I was starting to feel that there wasn't enough variety in the laundry rooms I'd seen in photographs. Everything seemed to tie in to the "Martha" aesthetic of pale, watery tones. But I wanted something bright and energizing, happy and inspiring. The image of the old Sunlight soap box kept popping into my head and seemed to capture the spirit of how I hoped the room would feel when complete. (The room has a window but it's not as though sunlight comes streaming in, so creating the illusion of dazzling light was key to my success.)

Finding just the right yellow was a challenge that resulted in numerous test quarts of wall paint. When I wasn't sold on any of the first five colours I tried, I simply dumped them into a bucket together, stirred them up and … voila! I had the perfect shade of sunlight.

When working with a powerful colour, it's important to remember that a little goes a long way. The bright white cabinets temper the intensity of the yellow walls and provide a crisp backdrop so that you see only a few bands of this dazzling bright.

A Mix Of Styles

I'm a wash-'n-wear girl at heart and have never had the time nor inclination for hand laundering, so a large laundry sink is a waste of space for me. It's important to have a utility sink available in case you need to let something soak, but I find a single, extra-deep bowl does the trick. In this case, I opted for a white ceramic drop-in model that saved me some money on the stone top since it didn't need to be polished and undermounted. Plus, the classic look of the shiny white glaze appealed to my nostalgic side, while the cool, brushed steel faucet with handy pull-down spray makes clean up a cinch.

Fresh Laundry

Front-Loader Lesson

I'm a big fan of front-loading laundry machines. I love the extra work space that is created by being able to run a continuous counter all around the room.

But you have to pay attention to the depth and height of the machines you select since they can vary quite a bit. I was trying to be thrifty and had selected an in-stock counter option to complement my off-the-rack cabinetry choice.

What I didn't realize until all the components were installed was that my machines stuck out too far for my standard-depth countertop — uh oh! My installers also pointed out that the seals between sections of my premade counters would be susceptible to water damage from the sink. So before I knew it, I was on the phone ordering a custom slab of marble.

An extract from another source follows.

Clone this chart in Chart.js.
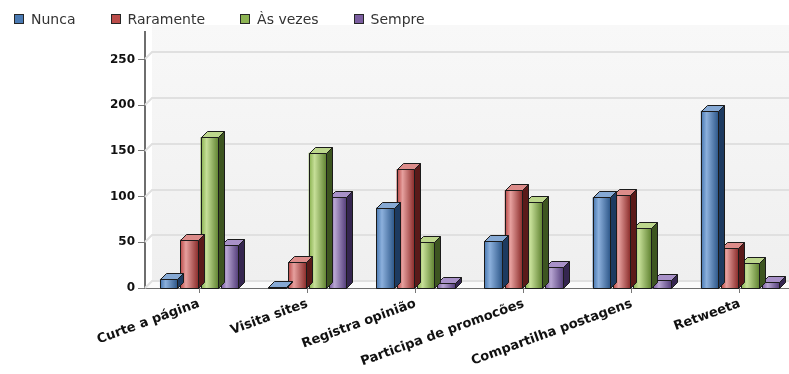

Fortunately I'd chosen inexpensive Carrara marble for the floor, so it cost only about $1,500, but it makes all the difference to the finished space. Choosing to keep the 3/4-inch counters at a single thickness and avoiding fancy edge profiles also helped save me a few pennies.

Flip For It

If your laundry machines are extra tall (some are as high as 41 inches) you might be concerned about mounting wall cabinets and not having enough room between the counter and the cabinets for folding.

The easy solution is to mount the upper cabinets horizontally so the doors flip up to open, as this gives a shorter overall height. (If you have ample ceiling height, you can even stack them on top of each other.)

If you opt for doors with sandblasted glass fronts, you'll be able to see what's stashed inside as an added bonus.

Tune In

It may seem like a crazy concept to put a TV in the laundry room, but hear me out: Folding and ironing aren't exactly a ton of fun and can be very time-consuming, so I figured why not add a little entertainment to the experience? What you save in charges at the cleaners can be put toward multitasking while keeping up to date with your favourite talk show, soap opera or design show.